Treasury Secretary Janet Yellen dismissed recent bond market movements that indicated concern about monetary policymakers stifling economic growth, and expressed optimism about the ongoing recovery from the Covid-19 pandemic.
When asked if she was concerned by sharp changes in Treasury yields, she replied, "No, not me. I believe we will witness a good, robust recovery. The unemployment rate has dropped significantly, and this is nothing compared to the recovery from the 2008 financial crisis."
The yield curve in the US flattened the most last week since the summer of 2020, as measured by the difference between two-year and 10-year Treasury yields. The move was prompted in part by expectations that the Federal Reserve will begin raising interest rates sooner than expected to combat inflation.
Yellen, who served as chair of the Fed from 2014 to 2018, did not comment directly on monetary policy, but she did give an implicit vote of confidence in the Fed's approach to removing its stimulus.
"The Fed has a framework that it uses to make decisions.
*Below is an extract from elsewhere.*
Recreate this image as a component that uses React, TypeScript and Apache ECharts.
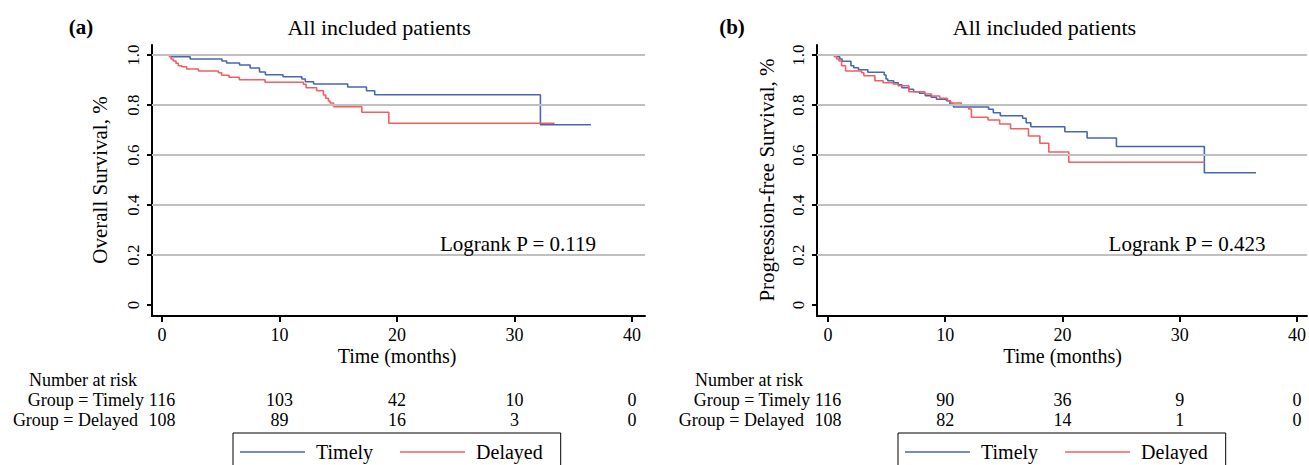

They've stated that they'll start tapering asset purchases," she said. She spoke just days before the Fed's policy meeting on Wednesday, when it's expected to announce the end of its quantitative-easing programme, which is a prerequisite for raising interest rates.
Yellen said that Fed Chair Jerome Powell has stated that he believes the current bout of inflation would subside over time, a viewpoint similar to her own.